**Requirements**
Repeat every record below exactly, leaving out the pictures.

────────────────

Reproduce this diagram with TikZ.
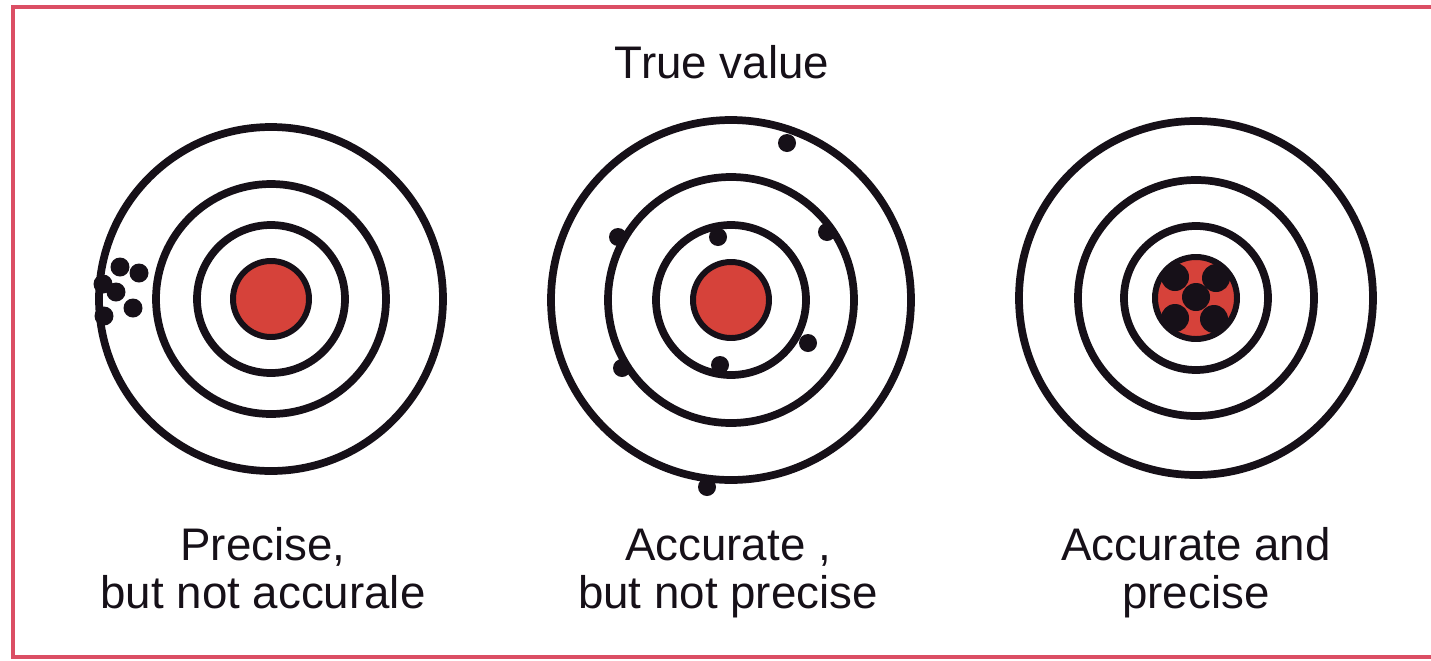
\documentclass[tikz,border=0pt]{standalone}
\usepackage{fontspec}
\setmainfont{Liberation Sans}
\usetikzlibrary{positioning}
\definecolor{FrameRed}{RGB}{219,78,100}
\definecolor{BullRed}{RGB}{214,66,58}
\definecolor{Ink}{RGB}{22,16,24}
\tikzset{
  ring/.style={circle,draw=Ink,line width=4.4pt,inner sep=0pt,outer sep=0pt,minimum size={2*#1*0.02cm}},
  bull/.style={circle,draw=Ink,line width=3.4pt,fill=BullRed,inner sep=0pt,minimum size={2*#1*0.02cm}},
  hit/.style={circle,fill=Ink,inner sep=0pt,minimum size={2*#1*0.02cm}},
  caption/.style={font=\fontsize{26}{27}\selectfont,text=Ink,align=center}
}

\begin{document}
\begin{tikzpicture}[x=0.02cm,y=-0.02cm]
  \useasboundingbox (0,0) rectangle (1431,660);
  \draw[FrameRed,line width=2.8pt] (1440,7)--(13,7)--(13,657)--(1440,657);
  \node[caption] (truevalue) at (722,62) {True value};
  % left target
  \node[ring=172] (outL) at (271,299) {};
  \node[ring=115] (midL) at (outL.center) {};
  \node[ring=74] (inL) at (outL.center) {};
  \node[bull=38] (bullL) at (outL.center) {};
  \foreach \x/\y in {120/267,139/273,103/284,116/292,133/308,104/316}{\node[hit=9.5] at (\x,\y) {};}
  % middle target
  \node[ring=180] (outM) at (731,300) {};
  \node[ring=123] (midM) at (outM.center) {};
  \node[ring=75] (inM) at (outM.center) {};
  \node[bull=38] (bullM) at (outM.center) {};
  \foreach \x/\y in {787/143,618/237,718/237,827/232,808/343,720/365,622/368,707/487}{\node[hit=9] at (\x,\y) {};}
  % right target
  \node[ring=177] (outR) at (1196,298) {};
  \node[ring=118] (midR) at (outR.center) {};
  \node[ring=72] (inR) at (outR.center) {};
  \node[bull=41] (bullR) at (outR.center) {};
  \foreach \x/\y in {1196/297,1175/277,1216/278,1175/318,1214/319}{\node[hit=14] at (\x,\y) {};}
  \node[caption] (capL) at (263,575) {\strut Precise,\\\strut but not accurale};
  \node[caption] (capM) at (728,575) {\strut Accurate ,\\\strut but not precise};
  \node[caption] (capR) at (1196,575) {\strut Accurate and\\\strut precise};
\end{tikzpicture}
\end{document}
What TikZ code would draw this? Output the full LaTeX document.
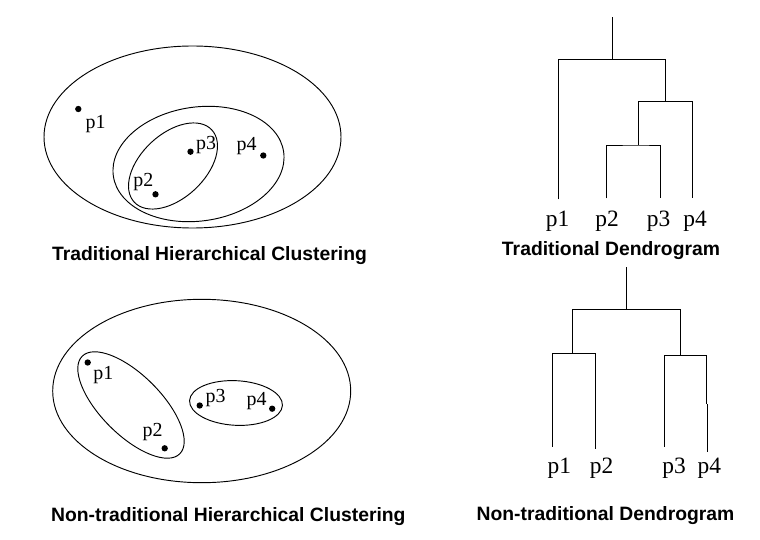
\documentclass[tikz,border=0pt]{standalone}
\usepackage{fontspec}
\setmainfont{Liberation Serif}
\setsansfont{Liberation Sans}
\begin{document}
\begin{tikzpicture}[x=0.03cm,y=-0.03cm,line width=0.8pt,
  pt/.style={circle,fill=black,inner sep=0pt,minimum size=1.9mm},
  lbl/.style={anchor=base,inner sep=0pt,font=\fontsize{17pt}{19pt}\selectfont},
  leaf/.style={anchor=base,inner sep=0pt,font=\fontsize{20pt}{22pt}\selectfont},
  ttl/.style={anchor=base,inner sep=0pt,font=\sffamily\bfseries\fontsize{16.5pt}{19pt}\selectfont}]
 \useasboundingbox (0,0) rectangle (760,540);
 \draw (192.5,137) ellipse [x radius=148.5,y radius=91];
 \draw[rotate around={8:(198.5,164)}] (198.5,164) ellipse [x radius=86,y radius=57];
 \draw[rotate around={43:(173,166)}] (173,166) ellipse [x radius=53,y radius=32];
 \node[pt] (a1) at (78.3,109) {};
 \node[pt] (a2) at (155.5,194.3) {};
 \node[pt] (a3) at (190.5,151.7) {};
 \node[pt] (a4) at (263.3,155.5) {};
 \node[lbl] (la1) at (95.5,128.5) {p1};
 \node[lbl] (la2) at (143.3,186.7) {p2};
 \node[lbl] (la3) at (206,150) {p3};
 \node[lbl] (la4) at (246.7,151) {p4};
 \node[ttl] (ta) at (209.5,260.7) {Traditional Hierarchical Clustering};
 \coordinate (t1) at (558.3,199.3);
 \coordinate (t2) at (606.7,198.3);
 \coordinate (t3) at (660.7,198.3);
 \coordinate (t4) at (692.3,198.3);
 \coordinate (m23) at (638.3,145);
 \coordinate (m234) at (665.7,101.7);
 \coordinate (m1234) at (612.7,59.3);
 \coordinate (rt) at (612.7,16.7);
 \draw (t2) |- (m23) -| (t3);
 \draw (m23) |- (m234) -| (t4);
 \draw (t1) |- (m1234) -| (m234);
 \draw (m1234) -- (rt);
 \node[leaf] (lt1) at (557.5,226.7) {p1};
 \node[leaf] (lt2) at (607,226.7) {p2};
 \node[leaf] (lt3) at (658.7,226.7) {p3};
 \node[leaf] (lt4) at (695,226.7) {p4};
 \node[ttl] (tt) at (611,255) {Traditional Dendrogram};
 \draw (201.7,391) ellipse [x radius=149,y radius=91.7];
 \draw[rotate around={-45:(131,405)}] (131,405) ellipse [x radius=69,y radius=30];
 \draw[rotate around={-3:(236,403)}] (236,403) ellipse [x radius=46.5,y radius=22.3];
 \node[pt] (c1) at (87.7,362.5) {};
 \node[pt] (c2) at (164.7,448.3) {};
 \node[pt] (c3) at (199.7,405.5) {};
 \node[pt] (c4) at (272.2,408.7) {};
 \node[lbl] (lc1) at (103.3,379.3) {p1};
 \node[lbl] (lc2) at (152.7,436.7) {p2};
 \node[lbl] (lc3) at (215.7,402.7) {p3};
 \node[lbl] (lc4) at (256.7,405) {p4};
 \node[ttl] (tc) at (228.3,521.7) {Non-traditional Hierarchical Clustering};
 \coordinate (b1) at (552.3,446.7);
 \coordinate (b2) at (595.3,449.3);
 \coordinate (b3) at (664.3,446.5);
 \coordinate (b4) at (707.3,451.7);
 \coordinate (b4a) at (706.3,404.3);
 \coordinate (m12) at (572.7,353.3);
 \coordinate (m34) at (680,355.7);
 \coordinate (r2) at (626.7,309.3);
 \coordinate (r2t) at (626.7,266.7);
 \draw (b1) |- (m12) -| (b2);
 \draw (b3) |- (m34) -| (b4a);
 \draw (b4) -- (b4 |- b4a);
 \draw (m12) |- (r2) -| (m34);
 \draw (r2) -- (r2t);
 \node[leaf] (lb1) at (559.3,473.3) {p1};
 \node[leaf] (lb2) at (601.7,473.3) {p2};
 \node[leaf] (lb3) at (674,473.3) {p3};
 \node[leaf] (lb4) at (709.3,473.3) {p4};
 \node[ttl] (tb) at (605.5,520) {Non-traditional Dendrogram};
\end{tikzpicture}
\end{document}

────────────────

**Result of the task**
Reproduce this diagram with TikZ.
\documentclass[tikz,border=0pt]{standalone}
\usepackage{fontspec}
\setmainfont{Liberation Sans}
\usetikzlibrary{positioning}
\definecolor{FrameRed}{RGB}{219,78,100}
\definecolor{BullRed}{RGB}{214,66,58}
\definecolor{Ink}{RGB}{22,16,24}
\tikzset{
  ring/.style={circle,draw=Ink,line width=4.4pt,inner sep=0pt,outer sep=0pt,minimum size={2*#1*0.02cm}},
  bull/.style={circle,draw=Ink,line width=3.4pt,fill=BullRed,inner sep=0pt,minimum size={2*#1*0.02cm}},
  hit/.style={circle,fill=Ink,inner sep=0pt,minimum size={2*#1*0.02cm}},
  caption/.style={font=\fontsize{26}{27}\selectfont,text=Ink,align=center}
}

\begin{document}
\begin{tikzpicture}[x=0.02cm,y=-0.02cm]
  \useasboundingbox (0,0) rectangle (1431,660);
  \draw[FrameRed,line width=2.8pt] (1440,7)--(13,7)--(13,657)--(1440,657);
  \node[caption] (truevalue) at (722,62) {True value};
  % left target
  \node[ring=172] (outL) at (271,299) {};
  \node[ring=115] (midL) at (outL.center) {};
  \node[ring=74] (inL) at (outL.center) {};
  \node[bull=38] (bullL) at (outL.center) {};
  \foreach \x/\y in {120/267,139/273,103/284,116/292,133/308,104/316}{\node[hit=9.5] at (\x,\y) {};}
  % middle target
  \node[ring=180] (outM) at (731,300) {};
  \node[ring=123] (midM) at (outM.center) {};
  \node[ring=75] (inM) at (outM.center) {};
  \node[bull=38] (bullM) at (outM.center) {};
  \foreach \x/\y in {787/143,618/237,718/237,827/232,808/343,720/365,622/368,707/487}{\node[hit=9] at (\x,\y) {};}
  % right target
  \node[ring=177] (outR) at (1196,298) {};
  \node[ring=118] (midR) at (outR.center) {};
  \node[ring=72] (inR) at (outR.center) {};
  \node[bull=41] (bullR) at (outR.center) {};
  \foreach \x/\y in {1196/297,1175/277,1216/278,1175/318,1214/319}{\node[hit=14] at (\x,\y) {};}
  \node[caption] (capL) at (263,575) {\strut Precise,\\\strut but not accurale};
  \node[caption] (capM) at (728,575) {\strut Accurate ,\\\strut but not precise};
  \node[caption] (capR) at (1196,575) {\strut Accurate and\\\strut precise};
\end{tikzpicture}
\end{document}
What TikZ code would draw this? Output the full LaTeX document.
\documentclass[tikz,border=0pt]{standalone}
\usepackage{fontspec}
\setmainfont{Liberation Serif}
\setsansfont{Liberation Sans}
\begin{document}
\begin{tikzpicture}[x=0.03cm,y=-0.03cm,line width=0.8pt,
  pt/.style={circle,fill=black,inner sep=0pt,minimum size=1.9mm},
  lbl/.style={anchor=base,inner sep=0pt,font=\fontsize{17pt}{19pt}\selectfont},
  leaf/.style={anchor=base,inner sep=0pt,font=\fontsize{20pt}{22pt}\selectfont},
  ttl/.style={anchor=base,inner sep=0pt,font=\sffamily\bfseries\fontsize{16.5pt}{19pt}\selectfont}]
 \useasboundingbox (0,0) rectangle (760,540);
 \draw (192.5,137) ellipse [x radius=148.5,y radius=91];
 \draw[rotate around={8:(198.5,164)}] (198.5,164) ellipse [x radius=86,y radius=57];
 \draw[rotate around={43:(173,166)}] (173,166) ellipse [x radius=53,y radius=32];
 \node[pt] (a1) at (78.3,109) {};
 \node[pt] (a2) at (155.5,194.3) {};
 \node[pt] (a3) at (190.5,151.7) {};
 \node[pt] (a4) at (263.3,155.5) {};
 \node[lbl] (la1) at (95.5,128.5) {p1};
 \node[lbl] (la2) at (143.3,186.7) {p2};
 \node[lbl] (la3) at (206,150) {p3};
 \node[lbl] (la4) at (246.7,151) {p4};
 \node[ttl] (ta) at (209.5,260.7) {Traditional Hierarchical Clustering};
 \coordinate (t1) at (558.3,199.3);
 \coordinate (t2) at (606.7,198.3);
 \coordinate (t3) at (660.7,198.3);
 \coordinate (t4) at (692.3,198.3);
 \coordinate (m23) at (638.3,145);
 \coordinate (m234) at (665.7,101.7);
 \coordinate (m1234) at (612.7,59.3);
 \coordinate (rt) at (612.7,16.7);
 \draw (t2) |- (m23) -| (t3);
 \draw (m23) |- (m234) -| (t4);
 \draw (t1) |- (m1234) -| (m234);
 \draw (m1234) -- (rt);
 \node[leaf] (lt1) at (557.5,226.7) {p1};
 \node[leaf] (lt2) at (607,226.7) {p2};
 \node[leaf] (lt3) at (658.7,226.7) {p3};
 \node[leaf] (lt4) at (695,226.7) {p4};
 \node[ttl] (tt) at (611,255) {Traditional Dendrogram};
 \draw (201.7,391) ellipse [x radius=149,y radius=91.7];
 \draw[rotate around={-45:(131,405)}] (131,405) ellipse [x radius=69,y radius=30];
 \draw[rotate around={-3:(236,403)}] (236,403) ellipse [x radius=46.5,y radius=22.3];
 \node[pt] (c1) at (87.7,362.5) {};
 \node[pt] (c2) at (164.7,448.3) {};
 \node[pt] (c3) at (199.7,405.5) {};
 \node[pt] (c4) at (272.2,408.7) {};
 \node[lbl] (lc1) at (103.3,379.3) {p1};
 \node[lbl] (lc2) at (152.7,436.7) {p2};
 \node[lbl] (lc3) at (215.7,402.7) {p3};
 \node[lbl] (lc4) at (256.7,405) {p4};
 \node[ttl] (tc) at (228.3,521.7) {Non-traditional Hierarchical Clustering};
 \coordinate (b1) at (552.3,446.7);
 \coordinate (b2) at (595.3,449.3);
 \coordinate (b3) at (664.3,446.5);
 \coordinate (b4) at (707.3,451.7);
 \coordinate (b4a) at (706.3,404.3);
 \coordinate (m12) at (572.7,353.3);
 \coordinate (m34) at (680,355.7);
 \coordinate (r2) at (626.7,309.3);
 \coordinate (r2t) at (626.7,266.7);
 \draw (b1) |- (m12) -| (b2);
 \draw (b3) |- (m34) -| (b4a);
 \draw (b4) -- (b4 |- b4a);
 \draw (m12) |- (r2) -| (m34);
 \draw (r2) -- (r2t);
 \node[leaf] (lb1) at (559.3,473.3) {p1};
 \node[leaf] (lb2) at (601.7,473.3) {p2};
 \node[leaf] (lb3) at (674,473.3) {p3};
 \node[leaf] (lb4) at (709.3,473.3) {p4};
 \node[ttl] (tb) at (605.5,520) {Non-traditional Dendrogram};
\end{tikzpicture}
\end{document}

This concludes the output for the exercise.